TASK:
Quote from the first line below through the line that contains "const energyGrid = d3.range(0, 201).map(i", both included, and leave the pictures out.
----- DATA BLOCK -----
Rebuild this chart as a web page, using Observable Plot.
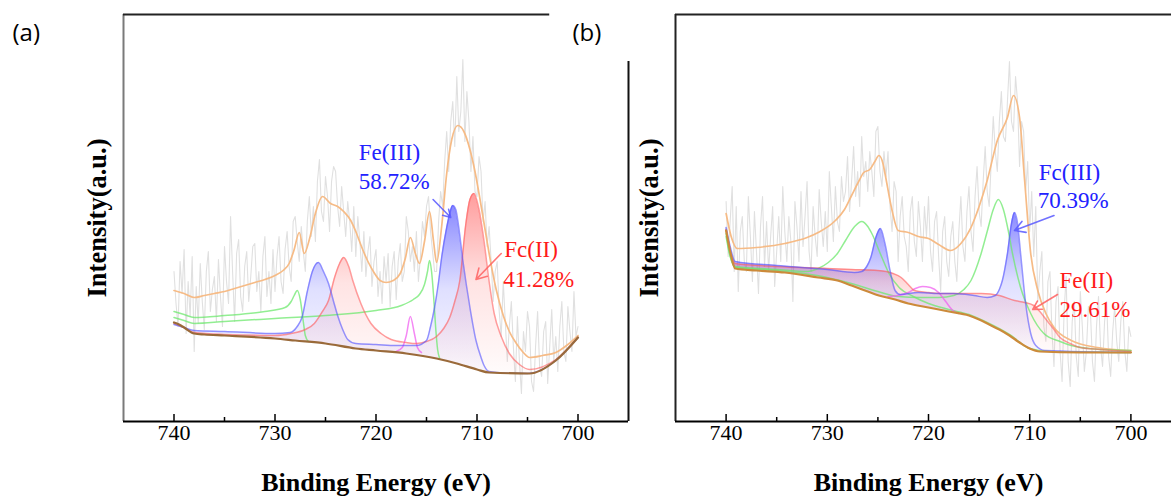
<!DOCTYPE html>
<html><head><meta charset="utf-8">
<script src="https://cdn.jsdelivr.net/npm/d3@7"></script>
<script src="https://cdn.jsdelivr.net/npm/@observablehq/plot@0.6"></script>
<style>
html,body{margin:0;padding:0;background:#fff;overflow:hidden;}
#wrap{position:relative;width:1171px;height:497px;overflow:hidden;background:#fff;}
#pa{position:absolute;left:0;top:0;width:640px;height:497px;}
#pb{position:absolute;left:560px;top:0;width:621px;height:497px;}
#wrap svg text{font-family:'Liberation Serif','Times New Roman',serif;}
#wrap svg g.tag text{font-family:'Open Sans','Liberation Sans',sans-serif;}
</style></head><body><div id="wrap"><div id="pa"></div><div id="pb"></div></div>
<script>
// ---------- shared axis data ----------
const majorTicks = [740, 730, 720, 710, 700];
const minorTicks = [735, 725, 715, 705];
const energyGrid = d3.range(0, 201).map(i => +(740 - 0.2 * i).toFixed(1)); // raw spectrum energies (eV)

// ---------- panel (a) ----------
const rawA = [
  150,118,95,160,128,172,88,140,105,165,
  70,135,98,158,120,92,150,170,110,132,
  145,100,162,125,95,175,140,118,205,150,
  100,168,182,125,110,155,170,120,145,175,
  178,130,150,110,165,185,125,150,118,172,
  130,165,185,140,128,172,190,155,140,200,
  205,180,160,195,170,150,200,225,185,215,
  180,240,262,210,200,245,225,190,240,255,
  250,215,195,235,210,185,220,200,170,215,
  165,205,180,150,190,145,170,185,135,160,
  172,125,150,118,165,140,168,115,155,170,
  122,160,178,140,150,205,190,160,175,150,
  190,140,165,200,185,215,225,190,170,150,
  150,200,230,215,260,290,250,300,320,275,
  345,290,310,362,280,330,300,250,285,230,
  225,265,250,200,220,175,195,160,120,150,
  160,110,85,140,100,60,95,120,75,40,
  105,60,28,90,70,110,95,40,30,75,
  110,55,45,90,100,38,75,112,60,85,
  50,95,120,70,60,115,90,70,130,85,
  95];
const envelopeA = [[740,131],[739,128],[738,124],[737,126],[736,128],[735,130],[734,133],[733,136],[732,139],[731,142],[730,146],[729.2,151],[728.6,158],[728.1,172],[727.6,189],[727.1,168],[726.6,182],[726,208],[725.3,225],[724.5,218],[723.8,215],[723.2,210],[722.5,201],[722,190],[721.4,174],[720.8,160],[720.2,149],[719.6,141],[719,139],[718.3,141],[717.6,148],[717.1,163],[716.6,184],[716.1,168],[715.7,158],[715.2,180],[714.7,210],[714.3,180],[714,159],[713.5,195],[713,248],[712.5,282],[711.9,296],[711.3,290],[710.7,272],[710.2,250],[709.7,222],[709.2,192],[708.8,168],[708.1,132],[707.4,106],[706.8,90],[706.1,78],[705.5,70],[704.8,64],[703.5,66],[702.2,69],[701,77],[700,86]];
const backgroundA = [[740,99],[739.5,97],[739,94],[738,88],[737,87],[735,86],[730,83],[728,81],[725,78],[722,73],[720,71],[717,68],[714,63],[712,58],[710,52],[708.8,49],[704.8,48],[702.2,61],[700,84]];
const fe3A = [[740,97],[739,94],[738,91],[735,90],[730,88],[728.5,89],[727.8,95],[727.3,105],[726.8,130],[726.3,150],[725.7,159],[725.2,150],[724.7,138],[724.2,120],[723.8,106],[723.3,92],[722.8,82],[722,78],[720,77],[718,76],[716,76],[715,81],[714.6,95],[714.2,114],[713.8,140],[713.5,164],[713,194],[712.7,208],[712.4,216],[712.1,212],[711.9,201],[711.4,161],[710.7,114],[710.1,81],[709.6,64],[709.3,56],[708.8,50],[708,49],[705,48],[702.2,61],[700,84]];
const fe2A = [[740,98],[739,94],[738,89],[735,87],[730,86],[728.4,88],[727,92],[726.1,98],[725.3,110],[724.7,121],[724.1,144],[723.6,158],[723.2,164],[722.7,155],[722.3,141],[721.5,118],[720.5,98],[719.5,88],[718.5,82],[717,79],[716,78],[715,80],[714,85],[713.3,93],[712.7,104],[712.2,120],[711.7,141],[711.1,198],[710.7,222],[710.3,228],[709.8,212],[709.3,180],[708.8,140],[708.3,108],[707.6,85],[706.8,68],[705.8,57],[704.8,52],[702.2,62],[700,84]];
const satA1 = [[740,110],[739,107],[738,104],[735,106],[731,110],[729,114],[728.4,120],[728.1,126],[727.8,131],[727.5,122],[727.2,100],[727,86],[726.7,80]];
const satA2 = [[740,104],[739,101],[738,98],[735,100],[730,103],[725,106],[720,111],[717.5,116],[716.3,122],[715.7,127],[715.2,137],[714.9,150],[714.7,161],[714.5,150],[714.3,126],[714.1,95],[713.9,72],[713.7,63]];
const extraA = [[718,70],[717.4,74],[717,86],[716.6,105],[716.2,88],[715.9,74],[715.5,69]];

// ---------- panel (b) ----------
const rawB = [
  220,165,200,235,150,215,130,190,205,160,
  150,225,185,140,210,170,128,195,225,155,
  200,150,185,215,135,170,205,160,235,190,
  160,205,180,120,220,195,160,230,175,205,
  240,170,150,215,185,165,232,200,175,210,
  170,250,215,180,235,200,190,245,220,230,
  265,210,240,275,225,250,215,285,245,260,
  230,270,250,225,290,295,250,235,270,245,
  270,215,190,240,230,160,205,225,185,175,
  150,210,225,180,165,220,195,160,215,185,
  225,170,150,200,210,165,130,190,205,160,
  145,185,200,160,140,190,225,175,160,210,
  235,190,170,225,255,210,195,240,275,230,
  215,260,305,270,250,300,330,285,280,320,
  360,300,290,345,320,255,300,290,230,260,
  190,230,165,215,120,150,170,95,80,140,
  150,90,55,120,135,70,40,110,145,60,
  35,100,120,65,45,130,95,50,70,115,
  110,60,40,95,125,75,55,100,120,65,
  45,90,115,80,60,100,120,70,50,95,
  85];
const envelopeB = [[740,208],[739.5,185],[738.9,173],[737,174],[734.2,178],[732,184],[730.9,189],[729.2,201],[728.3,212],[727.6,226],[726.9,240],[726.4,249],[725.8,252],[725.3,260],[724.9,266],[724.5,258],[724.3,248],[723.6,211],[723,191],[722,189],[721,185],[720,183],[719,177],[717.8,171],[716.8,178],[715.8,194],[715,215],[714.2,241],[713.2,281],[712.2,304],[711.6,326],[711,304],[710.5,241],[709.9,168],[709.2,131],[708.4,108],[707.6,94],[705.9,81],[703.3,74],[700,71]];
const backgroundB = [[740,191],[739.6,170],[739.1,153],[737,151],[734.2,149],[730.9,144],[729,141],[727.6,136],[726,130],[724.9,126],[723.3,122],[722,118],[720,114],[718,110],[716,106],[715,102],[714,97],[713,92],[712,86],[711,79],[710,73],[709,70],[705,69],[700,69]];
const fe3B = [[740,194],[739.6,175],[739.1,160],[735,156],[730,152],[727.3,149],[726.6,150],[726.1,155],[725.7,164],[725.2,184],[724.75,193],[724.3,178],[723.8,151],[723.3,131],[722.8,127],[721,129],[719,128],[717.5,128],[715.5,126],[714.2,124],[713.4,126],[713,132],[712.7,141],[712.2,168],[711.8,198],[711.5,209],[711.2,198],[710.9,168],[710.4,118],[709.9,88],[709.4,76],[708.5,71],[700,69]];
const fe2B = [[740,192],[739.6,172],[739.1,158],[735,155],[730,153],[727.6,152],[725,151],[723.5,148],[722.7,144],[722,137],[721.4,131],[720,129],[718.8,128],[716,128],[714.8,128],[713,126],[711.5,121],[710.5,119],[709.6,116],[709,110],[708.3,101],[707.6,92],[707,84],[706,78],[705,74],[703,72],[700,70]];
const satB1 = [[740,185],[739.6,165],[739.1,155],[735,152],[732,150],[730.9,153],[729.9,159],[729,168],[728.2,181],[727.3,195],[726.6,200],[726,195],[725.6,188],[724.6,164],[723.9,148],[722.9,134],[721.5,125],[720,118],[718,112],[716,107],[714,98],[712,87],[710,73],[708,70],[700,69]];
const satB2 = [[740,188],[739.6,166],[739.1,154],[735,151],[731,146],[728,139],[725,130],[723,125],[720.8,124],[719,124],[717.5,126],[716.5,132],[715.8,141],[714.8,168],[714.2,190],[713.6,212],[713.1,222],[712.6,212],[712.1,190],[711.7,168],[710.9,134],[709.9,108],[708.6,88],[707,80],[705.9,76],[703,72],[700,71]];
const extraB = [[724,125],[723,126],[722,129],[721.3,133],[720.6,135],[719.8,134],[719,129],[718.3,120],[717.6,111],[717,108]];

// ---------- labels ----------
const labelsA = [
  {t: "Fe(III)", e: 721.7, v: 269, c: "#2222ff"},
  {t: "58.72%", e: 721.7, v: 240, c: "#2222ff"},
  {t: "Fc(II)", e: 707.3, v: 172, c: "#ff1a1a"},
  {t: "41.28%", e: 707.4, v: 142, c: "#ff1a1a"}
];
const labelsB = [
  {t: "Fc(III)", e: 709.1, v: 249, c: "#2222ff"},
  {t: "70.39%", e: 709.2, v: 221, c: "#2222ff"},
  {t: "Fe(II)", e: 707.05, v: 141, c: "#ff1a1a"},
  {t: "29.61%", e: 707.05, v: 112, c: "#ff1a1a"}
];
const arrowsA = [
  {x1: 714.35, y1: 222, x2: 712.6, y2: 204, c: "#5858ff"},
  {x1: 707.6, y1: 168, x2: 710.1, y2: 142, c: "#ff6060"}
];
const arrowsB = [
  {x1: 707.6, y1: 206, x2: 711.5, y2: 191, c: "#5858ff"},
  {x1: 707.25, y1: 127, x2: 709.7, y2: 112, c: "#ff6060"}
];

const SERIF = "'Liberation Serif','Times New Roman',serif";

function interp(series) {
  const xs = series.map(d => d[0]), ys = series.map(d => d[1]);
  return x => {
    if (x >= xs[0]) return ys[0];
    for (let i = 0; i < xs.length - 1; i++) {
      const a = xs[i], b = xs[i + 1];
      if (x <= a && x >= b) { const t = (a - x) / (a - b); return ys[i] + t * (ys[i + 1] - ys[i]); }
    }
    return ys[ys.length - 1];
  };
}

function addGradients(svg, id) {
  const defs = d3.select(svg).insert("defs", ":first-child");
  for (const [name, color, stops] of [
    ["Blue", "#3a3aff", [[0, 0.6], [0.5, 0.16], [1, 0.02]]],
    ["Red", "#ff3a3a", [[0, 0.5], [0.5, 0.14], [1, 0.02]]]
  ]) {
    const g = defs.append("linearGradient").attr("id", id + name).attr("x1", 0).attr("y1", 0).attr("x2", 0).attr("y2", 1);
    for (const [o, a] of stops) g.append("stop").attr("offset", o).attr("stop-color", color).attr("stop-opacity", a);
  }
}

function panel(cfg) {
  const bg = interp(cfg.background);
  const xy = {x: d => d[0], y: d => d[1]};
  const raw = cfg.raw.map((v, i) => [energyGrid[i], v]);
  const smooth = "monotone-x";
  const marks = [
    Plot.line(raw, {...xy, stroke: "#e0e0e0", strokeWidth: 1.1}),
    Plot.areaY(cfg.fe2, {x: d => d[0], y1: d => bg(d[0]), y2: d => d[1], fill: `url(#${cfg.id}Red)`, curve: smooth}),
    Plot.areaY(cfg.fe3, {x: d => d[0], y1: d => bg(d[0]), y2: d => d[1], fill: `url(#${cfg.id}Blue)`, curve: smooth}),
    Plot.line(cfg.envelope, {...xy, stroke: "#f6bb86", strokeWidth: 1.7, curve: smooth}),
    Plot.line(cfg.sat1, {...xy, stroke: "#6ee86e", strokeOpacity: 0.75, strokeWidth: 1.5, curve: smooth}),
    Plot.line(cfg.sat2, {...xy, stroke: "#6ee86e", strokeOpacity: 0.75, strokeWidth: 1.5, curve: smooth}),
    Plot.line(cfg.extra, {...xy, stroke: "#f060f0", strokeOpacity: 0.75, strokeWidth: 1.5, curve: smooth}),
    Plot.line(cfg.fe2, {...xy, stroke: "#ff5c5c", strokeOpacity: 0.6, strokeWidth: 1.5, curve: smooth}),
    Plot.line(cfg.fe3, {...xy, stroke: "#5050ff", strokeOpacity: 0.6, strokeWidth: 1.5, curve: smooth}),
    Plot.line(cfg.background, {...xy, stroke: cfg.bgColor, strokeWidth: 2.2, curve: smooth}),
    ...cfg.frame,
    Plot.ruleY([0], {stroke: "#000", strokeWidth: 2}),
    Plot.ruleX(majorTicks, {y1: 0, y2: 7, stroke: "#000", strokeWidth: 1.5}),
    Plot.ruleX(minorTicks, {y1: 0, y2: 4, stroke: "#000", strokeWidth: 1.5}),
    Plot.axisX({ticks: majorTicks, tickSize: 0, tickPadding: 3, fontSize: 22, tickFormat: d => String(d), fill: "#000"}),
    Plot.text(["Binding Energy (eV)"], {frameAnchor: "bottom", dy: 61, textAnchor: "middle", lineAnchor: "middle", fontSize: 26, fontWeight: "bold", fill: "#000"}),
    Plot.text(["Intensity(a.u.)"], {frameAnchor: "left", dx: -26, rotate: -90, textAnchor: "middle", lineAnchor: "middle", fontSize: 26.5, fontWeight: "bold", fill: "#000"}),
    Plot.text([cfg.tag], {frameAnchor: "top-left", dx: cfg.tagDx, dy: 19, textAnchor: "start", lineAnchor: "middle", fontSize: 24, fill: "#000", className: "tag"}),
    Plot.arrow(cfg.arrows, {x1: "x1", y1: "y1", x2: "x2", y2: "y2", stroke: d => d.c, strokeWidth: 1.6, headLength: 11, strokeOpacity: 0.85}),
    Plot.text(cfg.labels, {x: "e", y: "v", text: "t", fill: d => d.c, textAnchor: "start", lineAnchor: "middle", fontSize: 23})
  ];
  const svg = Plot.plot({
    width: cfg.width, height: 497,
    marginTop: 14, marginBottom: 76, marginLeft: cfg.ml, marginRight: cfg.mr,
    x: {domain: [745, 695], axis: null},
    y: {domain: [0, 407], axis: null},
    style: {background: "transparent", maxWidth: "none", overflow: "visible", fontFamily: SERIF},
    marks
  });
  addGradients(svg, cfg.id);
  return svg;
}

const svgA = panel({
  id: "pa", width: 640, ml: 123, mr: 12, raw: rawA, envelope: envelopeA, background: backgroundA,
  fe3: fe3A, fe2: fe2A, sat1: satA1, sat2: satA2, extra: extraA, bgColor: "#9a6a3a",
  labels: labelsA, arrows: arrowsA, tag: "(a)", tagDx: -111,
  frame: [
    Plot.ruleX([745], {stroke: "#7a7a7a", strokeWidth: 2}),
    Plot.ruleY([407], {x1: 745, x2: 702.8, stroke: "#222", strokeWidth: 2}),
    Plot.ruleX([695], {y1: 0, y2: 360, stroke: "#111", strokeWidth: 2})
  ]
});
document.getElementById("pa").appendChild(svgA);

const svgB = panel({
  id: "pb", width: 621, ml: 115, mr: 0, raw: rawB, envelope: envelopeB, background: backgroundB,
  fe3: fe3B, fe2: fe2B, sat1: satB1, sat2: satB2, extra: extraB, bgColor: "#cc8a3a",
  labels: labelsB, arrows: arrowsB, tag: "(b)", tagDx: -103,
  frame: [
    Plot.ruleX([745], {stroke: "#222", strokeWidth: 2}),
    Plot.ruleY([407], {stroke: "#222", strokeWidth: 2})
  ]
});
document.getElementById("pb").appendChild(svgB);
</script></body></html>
-----
RESPONSE BELOW:
Rebuild this chart as a web page, using Observable Plot.
<!DOCTYPE html>
<html><head><meta charset="utf-8">
<script src="https://cdn.jsdelivr.net/npm/d3@7"></script>
<script src="https://cdn.jsdelivr.net/npm/@observablehq/plot@0.6"></script>
<style>
html,body{margin:0;padding:0;background:#fff;overflow:hidden;}
#wrap{position:relative;width:1171px;height:497px;overflow:hidden;background:#fff;}
#pa{position:absolute;left:0;top:0;width:640px;height:497px;}
#pb{position:absolute;left:560px;top:0;width:621px;height:497px;}
#wrap svg text{font-family:'Liberation Serif','Times New Roman',serif;}
#wrap svg g.tag text{font-family:'Open Sans','Liberation Sans',sans-serif;}
</style></head><body><div id="wrap"><div id="pa"></div><div id="pb"></div></div>
<script>
// ---------- shared axis data ----------
const majorTicks = [740, 730, 720, 710, 700];
const minorTicks = [735, 725, 715, 705];
const energyGrid = d3.range(0, 201).map(i => +(740 - 0.2 * i).toFixed(1)); // raw spectrum energies (eV)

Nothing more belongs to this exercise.